● What you are asked to do:
Retype verbatim only the lines below, starting at the one that contains "Give me the matplotlib source for this chart." and ending at the one that contains "plt.rcParams['font.family'] = ['Liberation". Pictures are excluded from the copy.

Items listed in a dataset:
--
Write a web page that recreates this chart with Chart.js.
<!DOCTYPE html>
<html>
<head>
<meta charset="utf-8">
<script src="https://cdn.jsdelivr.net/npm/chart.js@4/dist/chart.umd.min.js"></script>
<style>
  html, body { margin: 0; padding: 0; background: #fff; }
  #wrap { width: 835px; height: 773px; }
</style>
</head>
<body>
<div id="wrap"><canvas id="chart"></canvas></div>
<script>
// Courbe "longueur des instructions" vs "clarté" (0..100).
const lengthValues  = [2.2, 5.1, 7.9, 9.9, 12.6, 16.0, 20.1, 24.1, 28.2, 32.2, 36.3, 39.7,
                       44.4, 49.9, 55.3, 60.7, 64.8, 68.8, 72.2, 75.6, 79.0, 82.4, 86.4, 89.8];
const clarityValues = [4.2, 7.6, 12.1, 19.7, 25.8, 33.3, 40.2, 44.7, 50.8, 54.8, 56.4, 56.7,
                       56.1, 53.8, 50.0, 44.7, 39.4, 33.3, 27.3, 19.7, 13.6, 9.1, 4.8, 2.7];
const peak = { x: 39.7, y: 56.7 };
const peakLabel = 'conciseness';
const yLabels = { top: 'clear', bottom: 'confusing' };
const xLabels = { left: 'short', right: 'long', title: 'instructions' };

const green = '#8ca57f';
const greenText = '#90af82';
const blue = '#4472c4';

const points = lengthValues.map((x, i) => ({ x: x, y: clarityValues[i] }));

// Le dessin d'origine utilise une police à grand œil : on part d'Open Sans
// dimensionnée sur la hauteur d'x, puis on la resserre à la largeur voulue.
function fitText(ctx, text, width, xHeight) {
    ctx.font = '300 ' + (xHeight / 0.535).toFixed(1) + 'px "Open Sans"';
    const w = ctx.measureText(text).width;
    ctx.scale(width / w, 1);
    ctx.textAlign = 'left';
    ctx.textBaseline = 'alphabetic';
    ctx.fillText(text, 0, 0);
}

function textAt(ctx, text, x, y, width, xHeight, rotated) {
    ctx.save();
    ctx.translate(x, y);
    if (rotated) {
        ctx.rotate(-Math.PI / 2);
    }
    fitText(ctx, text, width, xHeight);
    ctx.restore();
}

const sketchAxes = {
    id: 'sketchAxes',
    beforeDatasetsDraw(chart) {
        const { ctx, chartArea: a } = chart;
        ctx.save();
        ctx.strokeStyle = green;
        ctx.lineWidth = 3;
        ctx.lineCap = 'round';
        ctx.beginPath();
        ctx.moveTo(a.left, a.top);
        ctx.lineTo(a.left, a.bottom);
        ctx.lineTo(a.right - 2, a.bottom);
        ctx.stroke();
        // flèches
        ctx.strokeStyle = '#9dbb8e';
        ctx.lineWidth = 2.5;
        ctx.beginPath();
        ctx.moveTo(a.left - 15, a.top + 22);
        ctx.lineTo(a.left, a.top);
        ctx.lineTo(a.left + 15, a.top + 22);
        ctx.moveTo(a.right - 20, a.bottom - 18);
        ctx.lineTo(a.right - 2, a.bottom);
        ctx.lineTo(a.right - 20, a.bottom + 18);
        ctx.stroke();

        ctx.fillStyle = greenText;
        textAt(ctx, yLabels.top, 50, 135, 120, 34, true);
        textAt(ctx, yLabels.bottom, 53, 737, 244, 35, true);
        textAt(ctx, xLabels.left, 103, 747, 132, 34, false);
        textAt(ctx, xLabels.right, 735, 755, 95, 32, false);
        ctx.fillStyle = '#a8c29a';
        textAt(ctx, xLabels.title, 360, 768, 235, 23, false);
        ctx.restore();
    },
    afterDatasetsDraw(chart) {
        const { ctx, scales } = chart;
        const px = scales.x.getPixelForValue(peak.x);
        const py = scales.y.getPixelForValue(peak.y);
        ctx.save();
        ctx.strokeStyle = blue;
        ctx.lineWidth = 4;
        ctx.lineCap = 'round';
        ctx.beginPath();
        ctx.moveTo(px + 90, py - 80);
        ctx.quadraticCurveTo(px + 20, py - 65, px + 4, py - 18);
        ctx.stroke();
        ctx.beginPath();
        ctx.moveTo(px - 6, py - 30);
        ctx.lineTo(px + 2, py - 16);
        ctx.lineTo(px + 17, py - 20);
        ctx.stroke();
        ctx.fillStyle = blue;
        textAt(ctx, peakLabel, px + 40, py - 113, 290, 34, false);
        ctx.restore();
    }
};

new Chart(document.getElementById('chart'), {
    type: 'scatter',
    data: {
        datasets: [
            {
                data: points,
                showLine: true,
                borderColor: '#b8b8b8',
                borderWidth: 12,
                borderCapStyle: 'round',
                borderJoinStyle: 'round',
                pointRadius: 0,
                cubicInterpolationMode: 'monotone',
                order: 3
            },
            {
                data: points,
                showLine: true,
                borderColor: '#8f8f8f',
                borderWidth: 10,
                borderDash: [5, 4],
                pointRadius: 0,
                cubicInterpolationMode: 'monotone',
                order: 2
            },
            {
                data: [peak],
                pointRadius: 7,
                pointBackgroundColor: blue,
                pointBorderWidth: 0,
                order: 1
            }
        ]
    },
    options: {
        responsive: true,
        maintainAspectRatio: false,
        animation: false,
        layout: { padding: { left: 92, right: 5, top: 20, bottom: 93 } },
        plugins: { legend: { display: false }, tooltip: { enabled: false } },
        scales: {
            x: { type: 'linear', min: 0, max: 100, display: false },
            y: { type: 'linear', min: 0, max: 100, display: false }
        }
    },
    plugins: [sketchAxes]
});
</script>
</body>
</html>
--
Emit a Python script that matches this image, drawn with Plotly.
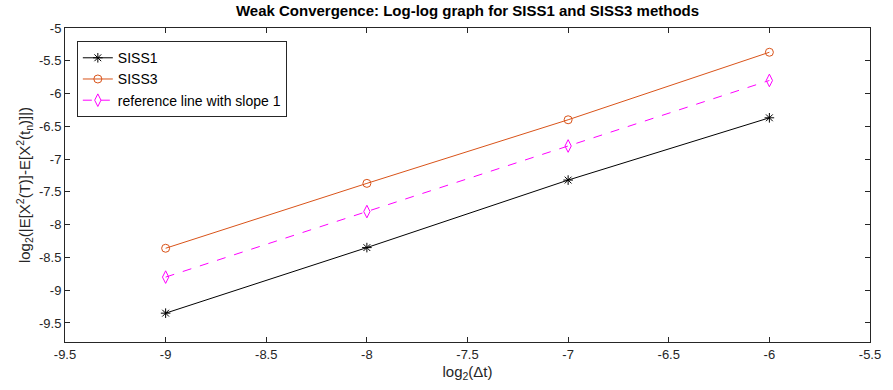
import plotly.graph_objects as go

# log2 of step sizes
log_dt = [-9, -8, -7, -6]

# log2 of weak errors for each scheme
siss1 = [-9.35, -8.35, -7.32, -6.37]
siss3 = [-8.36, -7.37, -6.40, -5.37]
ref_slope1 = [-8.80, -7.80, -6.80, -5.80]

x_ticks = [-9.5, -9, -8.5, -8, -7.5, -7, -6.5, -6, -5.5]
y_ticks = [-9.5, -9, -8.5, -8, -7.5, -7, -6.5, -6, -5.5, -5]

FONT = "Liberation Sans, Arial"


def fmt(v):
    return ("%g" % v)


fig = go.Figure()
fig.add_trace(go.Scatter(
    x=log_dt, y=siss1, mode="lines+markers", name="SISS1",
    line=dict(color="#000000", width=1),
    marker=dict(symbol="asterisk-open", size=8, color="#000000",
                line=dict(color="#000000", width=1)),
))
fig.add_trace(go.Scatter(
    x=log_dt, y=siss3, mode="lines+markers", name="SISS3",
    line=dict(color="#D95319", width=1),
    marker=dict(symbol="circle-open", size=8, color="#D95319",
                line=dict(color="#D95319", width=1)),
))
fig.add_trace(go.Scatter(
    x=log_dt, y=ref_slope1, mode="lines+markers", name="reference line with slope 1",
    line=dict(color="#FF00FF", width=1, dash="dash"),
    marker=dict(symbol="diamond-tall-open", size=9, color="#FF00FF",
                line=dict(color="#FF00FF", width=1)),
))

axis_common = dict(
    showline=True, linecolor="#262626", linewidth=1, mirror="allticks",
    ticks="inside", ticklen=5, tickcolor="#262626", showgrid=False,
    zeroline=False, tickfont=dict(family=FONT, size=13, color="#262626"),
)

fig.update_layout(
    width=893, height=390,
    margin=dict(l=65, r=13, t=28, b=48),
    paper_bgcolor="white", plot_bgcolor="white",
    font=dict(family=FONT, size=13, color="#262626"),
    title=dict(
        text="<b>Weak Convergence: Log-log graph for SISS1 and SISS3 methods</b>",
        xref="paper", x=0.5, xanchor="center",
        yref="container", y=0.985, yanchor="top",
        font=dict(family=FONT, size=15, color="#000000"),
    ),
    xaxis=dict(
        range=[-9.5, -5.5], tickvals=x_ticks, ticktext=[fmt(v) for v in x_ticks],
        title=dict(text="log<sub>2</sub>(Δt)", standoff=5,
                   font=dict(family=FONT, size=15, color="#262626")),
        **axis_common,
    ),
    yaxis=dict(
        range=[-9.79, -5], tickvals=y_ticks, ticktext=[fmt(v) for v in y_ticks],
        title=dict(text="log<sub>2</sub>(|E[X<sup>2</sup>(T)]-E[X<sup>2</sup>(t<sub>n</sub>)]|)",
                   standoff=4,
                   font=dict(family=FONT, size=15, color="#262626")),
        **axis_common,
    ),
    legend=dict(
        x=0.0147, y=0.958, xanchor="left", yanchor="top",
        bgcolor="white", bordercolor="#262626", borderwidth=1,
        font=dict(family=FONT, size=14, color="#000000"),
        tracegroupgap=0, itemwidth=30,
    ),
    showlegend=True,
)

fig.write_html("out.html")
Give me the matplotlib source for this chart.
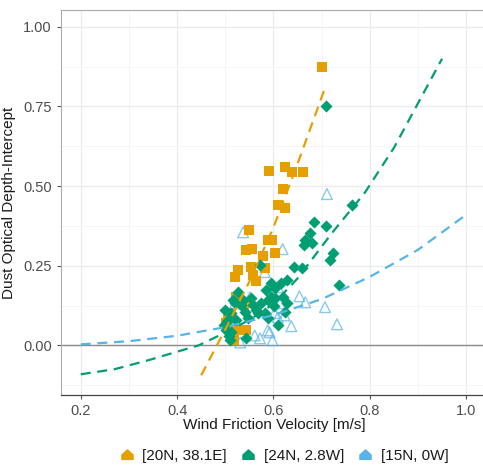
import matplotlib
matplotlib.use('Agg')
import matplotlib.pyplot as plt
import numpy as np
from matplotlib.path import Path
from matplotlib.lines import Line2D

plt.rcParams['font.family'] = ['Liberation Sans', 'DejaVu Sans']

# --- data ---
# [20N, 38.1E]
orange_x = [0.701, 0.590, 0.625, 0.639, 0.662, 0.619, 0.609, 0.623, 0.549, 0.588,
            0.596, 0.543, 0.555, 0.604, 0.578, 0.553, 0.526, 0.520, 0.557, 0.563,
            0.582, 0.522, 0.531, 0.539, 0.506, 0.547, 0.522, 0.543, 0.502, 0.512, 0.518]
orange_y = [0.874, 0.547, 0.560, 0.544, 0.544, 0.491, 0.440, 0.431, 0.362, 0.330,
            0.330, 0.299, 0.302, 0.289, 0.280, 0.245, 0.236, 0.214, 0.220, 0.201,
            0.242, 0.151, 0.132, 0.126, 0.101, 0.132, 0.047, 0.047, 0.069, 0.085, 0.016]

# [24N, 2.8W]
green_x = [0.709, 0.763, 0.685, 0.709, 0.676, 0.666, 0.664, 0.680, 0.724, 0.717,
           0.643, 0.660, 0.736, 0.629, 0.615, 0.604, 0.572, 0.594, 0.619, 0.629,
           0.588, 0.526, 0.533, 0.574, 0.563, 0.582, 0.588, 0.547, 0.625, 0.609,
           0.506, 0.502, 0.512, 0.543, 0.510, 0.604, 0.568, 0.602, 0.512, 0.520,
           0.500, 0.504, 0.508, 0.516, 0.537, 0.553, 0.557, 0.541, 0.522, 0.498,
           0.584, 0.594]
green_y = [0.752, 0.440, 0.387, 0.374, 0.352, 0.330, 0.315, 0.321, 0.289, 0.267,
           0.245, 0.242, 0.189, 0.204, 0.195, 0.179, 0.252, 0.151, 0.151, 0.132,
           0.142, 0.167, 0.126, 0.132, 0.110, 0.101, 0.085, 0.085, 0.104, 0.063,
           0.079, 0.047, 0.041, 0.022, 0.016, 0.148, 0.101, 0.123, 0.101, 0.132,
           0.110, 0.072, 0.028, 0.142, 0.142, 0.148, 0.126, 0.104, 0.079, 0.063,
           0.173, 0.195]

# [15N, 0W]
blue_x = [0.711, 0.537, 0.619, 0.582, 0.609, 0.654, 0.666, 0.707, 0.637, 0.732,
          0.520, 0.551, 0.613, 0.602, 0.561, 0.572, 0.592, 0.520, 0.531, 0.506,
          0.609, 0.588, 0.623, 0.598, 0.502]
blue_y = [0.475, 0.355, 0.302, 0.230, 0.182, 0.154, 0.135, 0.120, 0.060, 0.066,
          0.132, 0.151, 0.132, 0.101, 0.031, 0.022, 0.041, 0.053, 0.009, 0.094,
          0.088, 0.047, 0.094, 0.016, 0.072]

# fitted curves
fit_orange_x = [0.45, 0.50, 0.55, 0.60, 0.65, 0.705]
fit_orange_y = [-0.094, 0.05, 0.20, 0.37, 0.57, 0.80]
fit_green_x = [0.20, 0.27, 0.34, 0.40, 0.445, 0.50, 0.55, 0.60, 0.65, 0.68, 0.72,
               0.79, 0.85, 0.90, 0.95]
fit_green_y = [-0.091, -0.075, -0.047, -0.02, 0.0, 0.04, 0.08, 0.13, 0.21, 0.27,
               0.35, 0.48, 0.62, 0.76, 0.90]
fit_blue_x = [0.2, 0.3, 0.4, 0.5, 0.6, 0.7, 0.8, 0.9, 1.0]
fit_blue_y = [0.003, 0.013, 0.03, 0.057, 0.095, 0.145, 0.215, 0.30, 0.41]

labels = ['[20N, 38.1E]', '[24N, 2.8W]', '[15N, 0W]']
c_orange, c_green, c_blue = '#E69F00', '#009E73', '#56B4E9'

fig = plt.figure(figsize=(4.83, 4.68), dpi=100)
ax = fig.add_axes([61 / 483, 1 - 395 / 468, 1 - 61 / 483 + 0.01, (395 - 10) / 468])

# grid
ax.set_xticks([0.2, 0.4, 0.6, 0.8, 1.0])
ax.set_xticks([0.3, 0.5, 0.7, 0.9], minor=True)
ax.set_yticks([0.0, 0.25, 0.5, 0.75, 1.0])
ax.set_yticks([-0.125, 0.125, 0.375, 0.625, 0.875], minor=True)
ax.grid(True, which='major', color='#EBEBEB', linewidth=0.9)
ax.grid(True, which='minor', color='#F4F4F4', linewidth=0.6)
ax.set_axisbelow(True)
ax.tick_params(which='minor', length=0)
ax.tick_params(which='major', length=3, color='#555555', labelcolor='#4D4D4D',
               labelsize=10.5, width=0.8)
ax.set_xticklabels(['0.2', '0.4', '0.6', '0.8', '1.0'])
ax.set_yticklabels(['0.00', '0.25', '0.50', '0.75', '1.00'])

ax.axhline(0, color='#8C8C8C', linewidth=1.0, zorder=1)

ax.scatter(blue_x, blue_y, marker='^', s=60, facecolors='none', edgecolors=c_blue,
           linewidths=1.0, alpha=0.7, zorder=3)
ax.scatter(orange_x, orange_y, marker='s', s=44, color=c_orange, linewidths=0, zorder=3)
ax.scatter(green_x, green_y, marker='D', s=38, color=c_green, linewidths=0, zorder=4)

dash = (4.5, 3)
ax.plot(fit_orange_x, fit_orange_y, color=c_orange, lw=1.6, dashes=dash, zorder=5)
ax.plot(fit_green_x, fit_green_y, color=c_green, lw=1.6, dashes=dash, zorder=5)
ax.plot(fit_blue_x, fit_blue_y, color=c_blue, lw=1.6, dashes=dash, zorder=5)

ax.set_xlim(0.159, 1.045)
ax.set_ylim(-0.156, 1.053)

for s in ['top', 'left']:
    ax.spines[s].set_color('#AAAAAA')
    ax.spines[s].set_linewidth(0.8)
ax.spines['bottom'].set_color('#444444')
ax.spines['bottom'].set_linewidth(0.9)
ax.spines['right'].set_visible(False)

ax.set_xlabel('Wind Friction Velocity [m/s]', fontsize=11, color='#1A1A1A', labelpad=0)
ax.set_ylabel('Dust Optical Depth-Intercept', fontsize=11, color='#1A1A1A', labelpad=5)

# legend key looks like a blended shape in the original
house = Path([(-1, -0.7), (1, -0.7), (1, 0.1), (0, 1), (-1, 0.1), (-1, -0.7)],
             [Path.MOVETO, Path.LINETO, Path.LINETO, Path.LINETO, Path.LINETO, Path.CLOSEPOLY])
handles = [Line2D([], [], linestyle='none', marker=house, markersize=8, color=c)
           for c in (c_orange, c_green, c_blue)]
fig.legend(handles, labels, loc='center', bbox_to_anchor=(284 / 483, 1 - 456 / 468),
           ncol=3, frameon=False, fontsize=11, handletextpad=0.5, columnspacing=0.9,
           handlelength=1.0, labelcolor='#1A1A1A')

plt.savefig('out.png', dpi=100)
--
● Solved problem:
Give me the matplotlib source for this chart.
import matplotlib
matplotlib.use('Agg')
import matplotlib.pyplot as plt
import numpy as np
from matplotlib.path import Path
from matplotlib.lines import Line2D

plt.rcParams['font.family'] = ['Liberation Sans', 'DejaVu Sans']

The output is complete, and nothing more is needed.